| The major problem with Brave search is their position about indexing and licensing content against the wishes of the website publisher. Their robot does not identify itself, meaning the publisher cannot use the standard robots.txt to block its crawling if the publisher so wishes. Incidentally, the robots.txt file has been used in court cases litigating if a search engine is legal or not. Even worse, they state that Brave search won't index a page only if other search engines are not allowed to index it. It is morally not their right to make that call. A publisher should have full control to discriminate which search engine indexes the website's content. That's the very heart of why the Robots Exclusion Protocol exists, and Brave is brazenly ignoring it. Even worse than that, the Brave search API allows you (for an extra fee) to get the content with a "license" to use the content for AI training? Who allowed them the right to distribute the content that way?

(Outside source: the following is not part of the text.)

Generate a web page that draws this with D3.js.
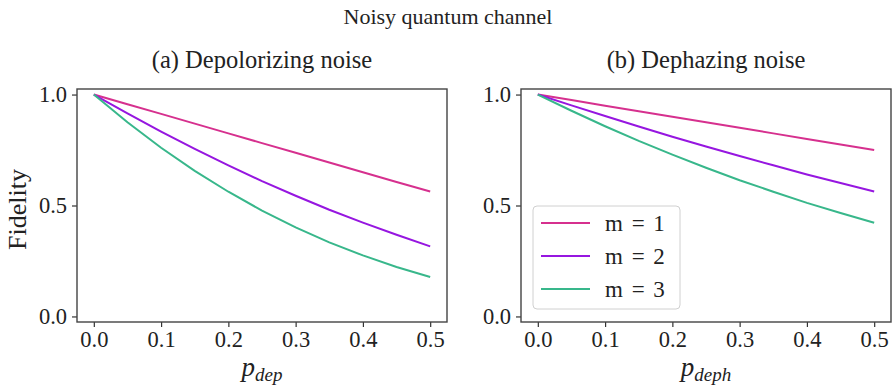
<!DOCTYPE html>
<html><head><meta charset="utf-8">
<script src="https://cdn.jsdelivr.net/npm/d3@7/dist/d3.min.js"></script>
<style>body{margin:0;background:#fff}svg{display:block}</style>
</head><body><svg id="c" width="895" height="386"></svg>
<script>
const pValues = [0, 0.05, 0.1, 0.15, 0.2, 0.25, 0.3, 0.35, 0.4, 0.45, 0.5];
const depM1 = [1, 0.956, 0.913, 0.869, 0.825, 0.781, 0.738, 0.694, 0.650, 0.606, 0.563];
const depM2 = [1, 0.915, 0.833, 0.755, 0.681, 0.610, 0.544, 0.481, 0.423, 0.368, 0.316];
const depM3 = [1, 0.875, 0.760, 0.656, 0.562, 0.477, 0.401, 0.334, 0.275, 0.223, 0.178];
const dephM1 = [1, 0.975, 0.950, 0.925, 0.900, 0.875, 0.850, 0.825, 0.800, 0.775, 0.750];
const dephM2 = [1, 0.951, 0.903, 0.856, 0.810, 0.766, 0.723, 0.681, 0.640, 0.601, 0.563];
const dephM3 = [1, 0.927, 0.857, 0.791, 0.729, 0.670, 0.614, 0.562, 0.512, 0.466, 0.422];
const seriesLabels = ["m = 1", "m = 2", "m = 3"];
const colors = ["#d6308e", "#9616e0", "#38b78b"];
const xTicks = [0, 0.1, 0.2, 0.3, 0.4, 0.5];
const yTicks = [0, 0.5, 1.0];
const panels = [
  {title: "(a) Depolorizing noise", sub: "dep", series: [depM1, depM2, depM3], x0: 77, x1: 447, legend: false},
  {title: "(b) Dephazing noise", sub: "deph", series: [dephM1, dephM2, dephM3], x0: 521, x1: 891, legend: true}
];
(function () {
const FONT = "Liberation Serif";
const svg = d3.select("#c");
const plotTop = 89, plotBottom = 322;
const txt = (sel) => sel.attr("font-family", FONT).attr("fill", "#222");
txt(svg.append("text")).attr("x", 448).attr("y", 24).attr("text-anchor", "middle")
  .attr("font-size", 22).text("Noisy quantum channel");
const y = d3.scaleLinear().domain([-0.025, 1.025]).range([plotBottom, plotTop]);
panels.forEach((P, i) => {
  const x = d3.scaleLinear().domain([-0.025, 0.525]).range([P.x0, P.x1]);
  const g = svg.append("g");
  txt(g.append("text")).attr("x", (P.x0 + P.x1) / 2).attr("y", 68).attr("text-anchor", "middle")
    .attr("font-size", 24.5).text(P.title);
  const line = d3.line().x((d, j) => x(pValues[j])).y(d => y(d));
  P.series.forEach((s, k) => {
    g.append("path").datum(s).attr("d", line).attr("fill", "none")
      .attr("stroke", colors[k]).attr("stroke-width", 2);
  });
  const xa = g.append("g").attr("transform", `translate(0,${plotBottom})`)
    .call(d3.axisBottom(x).tickValues(xTicks).tickFormat(d3.format(".1f")).tickSize(5).tickPadding(4));
  const ya = g.append("g").attr("transform", `translate(${P.x0},0)`)
    .call(d3.axisLeft(y).tickValues(yTicks).tickFormat(d3.format(".1f")).tickSize(5).tickPadding(5));
  [xa, ya].forEach(a => {
    a.select(".domain").remove();
    a.attr("font-family", FONT).attr("font-size", 22.5);
    a.selectAll("line").attr("stroke", "#333").attr("stroke-width", 1.2);
    a.selectAll("text").attr("fill", "#222");
  });
  g.append("rect").attr("x", P.x0).attr("y", plotTop).attr("width", P.x1 - P.x0).attr("height", plotBottom - plotTop)
    .attr("fill", "none").attr("stroke", "#444").attr("stroke-width", 1.4);
  const xl = txt(g.append("text")).attr("x", (P.x0 + P.x1) / 2).attr("y", 376).attr("text-anchor", "middle")
    .attr("font-size", 27).attr("font-style", "italic");
  xl.append("tspan").text("p");
  xl.append("tspan").attr("dy", 5).attr("font-size", 19).text(P.sub);
  if (i === 0) {
    txt(g.append("text")).attr("transform", `translate(26,${(plotTop + plotBottom) / 2 + 4}) rotate(-90)`)
      .attr("text-anchor", "middle").attr("font-size", 26).text("Fidelity");
  }
  if (P.legend) {
    const lg = g.append("g");
    lg.append("rect").attr("x", 533).attr("y", 206).attr("width", 147).attr("height", 103).attr("rx", 4)
      .attr("fill", "#fff").attr("fill-opacity", 0.8).attr("stroke", "#d0d0d0").attr("stroke-width", 1);
    seriesLabels.forEach((lab, k) => {
      const yy = 223 + k * 33;
      lg.append("line").attr("x1", 541).attr("x2", 590).attr("y1", yy).attr("y2", yy)
        .attr("stroke", colors[k]).attr("stroke-width", 2);
      txt(lg.append("text")).attr("x", 605).attr("y", yy + 8).attr("font-size", 23)
        .attr("word-spacing", 3).text(lab);
    });
  }
});
})();
</script></body></html>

I wrote about all this here: https://searchengineland.com/crawlers-search-engines-generat... and more references elsewhere in this thread: https://news.ycombinator.com/item?id=36989129 Amusingly, while I was writing my article, this got posted to their forums, asking about how to block their crawler: https://community.brave.com/t/stop-website-being-shown-in-br... No reply so far. |
If you post something to the open web, what's it to you who reads it and how? You can block some IPs but that's about it.
I don't know if Brave has a knowledge graph - if they do, I would understand objecting if they filled it in with “stolen” content. But I don't see what's the problem with search.
By the way, isn't everyone's favourite archive.is doing the same thing?
I have no strong opinion on this, curious to hear counter arguments.